La batalla en Monte Longdon fue la última de la guerra y la más sangrienta. Durante la noche del 11 y la madrugada del 12 de junio, días antes de que terminara la guerra, los ingleses bombardearon con artillería el lugar. Luego avanzaron y, bajo una lluvia de proyectiles y bengalas, rodearon y se enfrentaron a los soldados argentinos en un combate cuerpo a cuerpo con bayonetas. Doce horas después habían ganado la posición.
De los 300 argentinos que participaron de ese combate, solo 90 pudieron replegarse. El resto fue herido, tomado prisionero o murió. Uno de los caídos era el joven que Cardozo contemplaba en silencio.
En ese momento pensó en su madre, en cómo lo había besado y abrazado antes de salir para Malvinas. “Mi madre pensó que yo nunca volvería. Y cuando vi a ese chico pensé en ella, en mi mami, y también en la suya. Ese pensamiento se mantuvo en el fondo de mi mente cada vez que encontraba uno nuevo. Mi madre y la de él”, cuenta 38 años después.
Revisó los bolsillos, la campera, el cuello y las manos del cuerpo sin vida, pero no encontró nada que sirviera para identificarlo. No tenía a la vista una chapa militar ni una carta con su nombre.
En ese momento cavó una tumba poco profunda y lo enterró. Dijo una plegaria breve, sacó de un bolsillo su libreta y anotó con cuidado las coordenadas para poder volver a buscarlo más adelante. Lo que no sabía en ese momento era que ese joven tenía 20 años, se llamaba Eduardo Araujo y era el hermano de quien se convertiría, décadas después, en una de las personas más críticas de su trabajo con los caídos argentinos en Malvinas.

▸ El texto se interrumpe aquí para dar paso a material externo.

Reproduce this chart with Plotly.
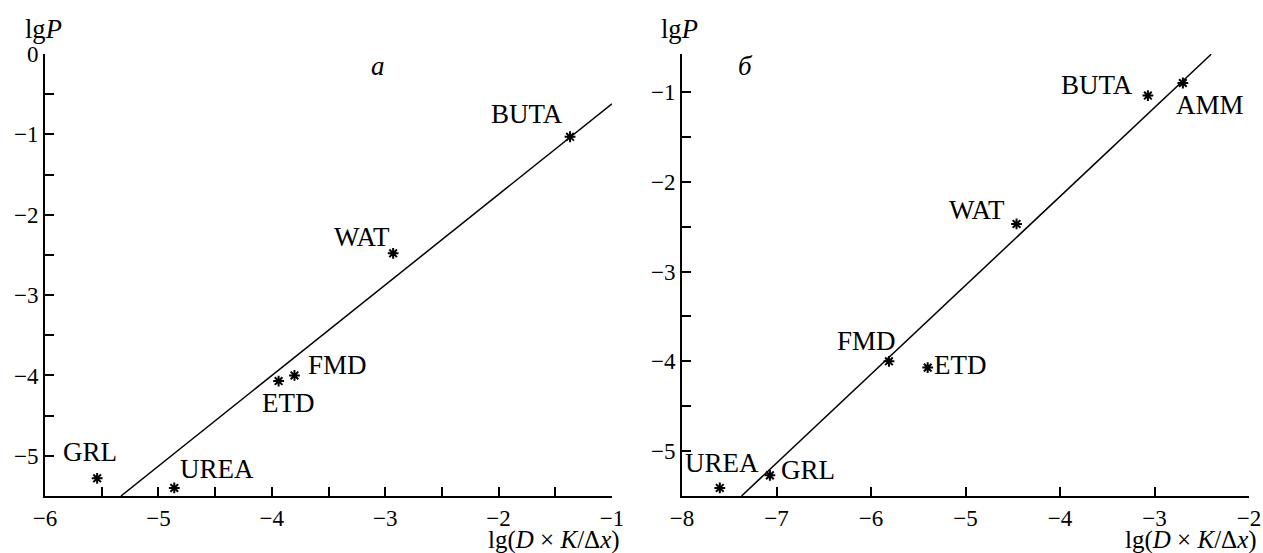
import plotly.graph_objects as go

# ---- data ----
a_names = ["GRL", "UREA", "ETD", "FMD", "WAT", "BUTA"]
a_x = [-5.54, -4.86, -3.94, -3.80, -2.93, -1.37]
a_y = [-5.28, -5.40, -4.07, -4.00, -2.48, -1.03]
a_line_x = [-5.33, -1.0]
a_line_y = [-5.5, -0.62]

b_names = ["UREA", "GRL", "FMD", "ETD", "WAT", "BUTA", "AMM"]
b_x = [-7.60, -7.07, -5.81, -5.40, -4.46, -3.07, -2.70]
b_y = [-5.41, -5.27, -4.00, -4.07, -2.47, -1.04, -0.90]
b_line_x = [-7.37, -2.40]
b_line_y = [-5.5, -0.58]

a_xticks = [-6, -5, -4, -3, -2, -1]
a_yticks = [0, -1, -2, -3, -4, -5]
b_xticks = [-8, -7, -6, -5, -4, -3, -2]
b_yticks = [-1, -2, -3, -4, -5]

# label offsets (pixels) relative to the marker
a_off = {"GRL": (-7, 26), "UREA": (43, 19), "ETD": (9, -22), "FMD": (43, 10),
         "WAT": (-31, 16), "BUTA": (-43, 23)}
b_off = {"UREA": (2, 25), "GRL": (38, 5), "FMD": (-22, 20), "ETD": (32, 3),
         "WAT": (-40, 14), "BUTA": (-51, 11), "AMM": (27, -22)}

FONT = "Liberation Serif, Times New Roman, serif"
W, H = 1263, 553

fig = go.Figure()
marker = dict(symbol="asterisk-open", size=9, color="black",
              line=dict(color="black", width=2))
fig.add_trace(go.Scatter(x=a_line_x, y=a_line_y, mode="lines",
                         line=dict(color="black", width=1.5), xaxis="x", yaxis="y",
                         showlegend=False, hoverinfo="skip"))
fig.add_trace(go.Scatter(x=a_x, y=a_y, mode="markers", xaxis="x", yaxis="y",
                         marker=marker, showlegend=False, cliponaxis=False))
fig.add_trace(go.Scatter(x=b_line_x, y=b_line_y, mode="lines",
                         line=dict(color="black", width=1.5), xaxis="x2", yaxis="y2",
                         showlegend=False, hoverinfo="skip"))
fig.add_trace(go.Scatter(x=b_x, y=b_y, mode="markers", xaxis="x2", yaxis="y2",
                         marker=marker, showlegend=False, cliponaxis=False))

LBL = dict(family=FONT, size=27, color="black")
annotations = []
for n, x, y in zip(a_names, a_x, a_y):
    dx, dy = a_off[n]
    annotations.append(dict(x=x, y=y, xref="x", yref="y", text=n, showarrow=False,
                            xanchor="center", yanchor="middle",
                            xshift=dx, yshift=dy, font=LBL))
for n, x, y in zip(b_names, b_x, b_y):
    dx, dy = b_off[n]
    annotations.append(dict(x=x, y=y, xref="x2", yref="y2", text=n, showarrow=False,
                            xanchor="center", yanchor="middle",
                            xshift=dx, yshift=dy, font=LBL))

# axis titles and panel letters
y0, y1 = 1 - 496 / H, 1 - 54 / H
ax1 = (45 / W, 612 / W)
ax2 = (682 / W, 1249 / W)
TTL = dict(family=FONT, size=26.5, color="black")
XTTL = dict(family=FONT, size=25, color="black")
annotations += [
    dict(x=ax1[0], y=y1, xref="paper", yref="paper", text="lg<i>P</i>", showarrow=False,
         xanchor="center", yanchor="bottom", xshift=-2, yshift=8, font=TTL),
    dict(x=ax2[0], y=y1, xref="paper", yref="paper", text="lg<i>P</i>", showarrow=False,
         xanchor="center", yanchor="bottom", xshift=-2, yshift=8, font=TTL),
    dict(x=ax1[1], y=0, xref="paper", yref="paper", text="lg(<i>D</i> × <i>K</i>/Δ<i>x</i>)",
         showarrow=False, xanchor="center", yanchor="bottom", xshift=-58, yshift=-3, font=XTTL),
    dict(x=ax2[1], y=0, xref="paper", yref="paper", text="lg(<i>D</i> × <i>K</i>/Δ<i>x</i>)",
         showarrow=False, xanchor="center", yanchor="bottom", xshift=-58, yshift=-3, font=XTTL),
    dict(x=378 / W, y=1 - 66 / H, xref="paper", yref="paper", text="<i>а</i>",
         showarrow=False, xanchor="center", yanchor="middle", font=LBL),
    dict(x=745 / W, y=1 - 66 / H, xref="paper", yref="paper", text="<i>б</i>",
         showarrow=False, xanchor="center", yanchor="middle", font=LBL),
]

common = dict(showgrid=False, zeroline=False, showline=True, linecolor="black", linewidth=2,
              ticks="inside", ticklen=9, tickwidth=1.6, tickcolor="black",
              tickfont=dict(family=FONT, size=23, color="black"), automargin=False,
              tickmode="array")
minor_style = dict(ticks="inside", ticklen=9, tickwidth=1.6, tickcolor="black")

fig.update_layout(
    width=W, height=H, margin=dict(l=0, r=0, t=0, b=0),
    plot_bgcolor="white", paper_bgcolor="white",
    xaxis=dict(domain=list(ax1), range=[-6, -1], tickvals=a_xticks, anchor="y",
               minor=dict(tickvals=[-5.5, -4.5, -3.5, -2.5, -1.5], **minor_style), **common),
    yaxis=dict(domain=[y0, y1], range=[-5.5, 0], tickvals=a_yticks, anchor="x",
               minor=dict(tickvals=[-0.5, -1.5, -2.5, -3.5, -4.5], **minor_style), **common),
    xaxis2=dict(domain=list(ax2), range=[-8, -2], tickvals=b_xticks, anchor="y2", **common),
    yaxis2=dict(domain=[y0, y1], range=[-5.5, -0.577], tickvals=b_yticks, anchor="x2",
                minor=dict(tickvals=[-0.577, -1.5, -2.5, -3.5, -4.5], **minor_style), **common),
    annotations=annotations,
)

fig.write_html("out.html")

Cardozo entendió entonces que estaba frente a una tarea que no iba a poder esquivar. Nadie iba a ocuparse de esos soldados si él no lo hacía. Quedarían allí hasta fundirse con esa geografía caprichosa, entre el viento y la niebla de las islas. Sintió que se lo debía a esas madres desconocidas que le recordaban a la suya y a esos caídos anónimos que adoptaba en cuanto los descubría.
Durante las próximas semanas los llamados al cuartel general para avisar del hallazgo de nuevos cuerpos llegaron casi a diario: “Sí, no te preocupes, Geoffrey va a ir para allá en cuanto vuelva”, respondía quien tomaba la llamada.
Cardozo se ocupó de visitar y registrar en su libreta las locaciones en donde aparecían cuerpos, tumbas o fosas comunes en las que los prisioneros argentinos habían enterrado a los suyos. La tarea era siempre la misma: llegar, anotar, decir una pequeña oración, a veces acompañado de un cura, y luego cavar una tumba poco profunda a la que poder volver cuando se definiera qué hacer con esos cadáveres. Había cientos de ellos, rodeados de minas, entre las rocas, abandonados en aviones que se habían estrellado meses antes o en las costas. Esperando.
Cuando el invierno terminó y la nieve, que hasta el momento había preservado gran parte de los restos, empezó a derretirse, Cardozo pidió una reunión con su general, David Thorne.